MANILA--A consumer group on Wednesday said the government should buy the Petron refinery to prevent the company from closing the facility, and to lessen the country’s vulnerability to oil supply and price spikes.
Several news organizations have reported that Petron president and CEO Ramon Ang was planning to permanently shut down the oil company’s Bataan refinery allegedly because the tax system put it at a disadvantage against importers of finished products.
Petron has to pay taxes when it imports the crude oil and raw materials used at its refinery, and pay again when it sells its finished products.
Importers of finished products, meanwhile, have to pay taxes only after selling their products.
Ang, according to reports, said Petron would close its refinery “very soon” if its appeal to the government for a “level playing field” in the industry was not heeded.
Petron did not respond to ABS-CBN News' request for comment at the time this story was posted.
Former Trade Undersecretary Vic Dimagiba of Laban Konsyumer said the government should try to keep the country’s only remaining refinery operating and be wary of having the Philippines becoming dependent on the importation of refined oil products.
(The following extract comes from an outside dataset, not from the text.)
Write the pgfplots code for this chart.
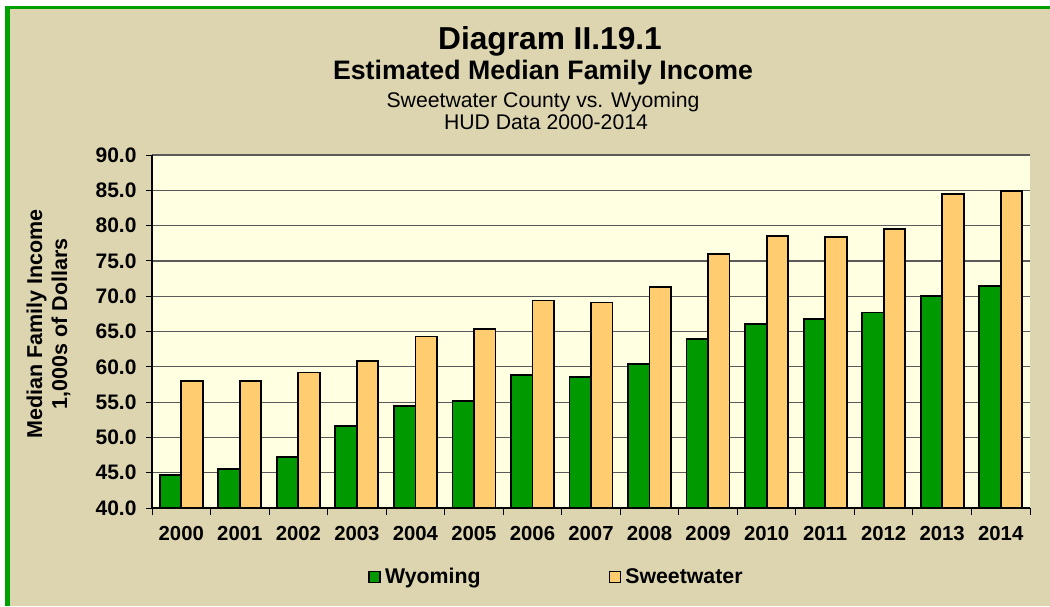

“Yung may refinery ka sa bansa mo, you can keep inventory of crude oil. And then yung crude oil mo may flexibility ka to refine it to gasoline or to diesel. In other words, what I am saying is kung may problema sa supply ng diesel, you can produce more diesel than gasoline, and vice versa," Dimagiba said.
Dimagiba said the government should consider buying the refinery, or find a buyer who can keep it running.
“What I am saying is that, historically, maybe government should consider buying back for the strategic reason it has served over the years,” Dimagiba said.
Another alternative would be for Petron to simply put itself and its refinery on sale, and find a buyer who can continue operating the facility.
Last August, Pilipinas Shell announced the permanent closure of its refinery in Batangas, citing it was no longer economically viable for it to continue running the facility.
Dimgaiba added that San Miguel, which owns Petron, should have taken steps to protect its own interests when lawmakers were still discussing the planned reforms to fuel excise taxes in the Tax Reform for Acceleration and Inclusion or TRAIN law.
Petron posted a net loss of P14.2 billion for the first six months of 2020 versus its P2.6 billion net income in 2019 as fuel demand cratered during the COVID-19 lockdowns.
Two years ago, Petron said it was planning to build a new refinery to boost capacity.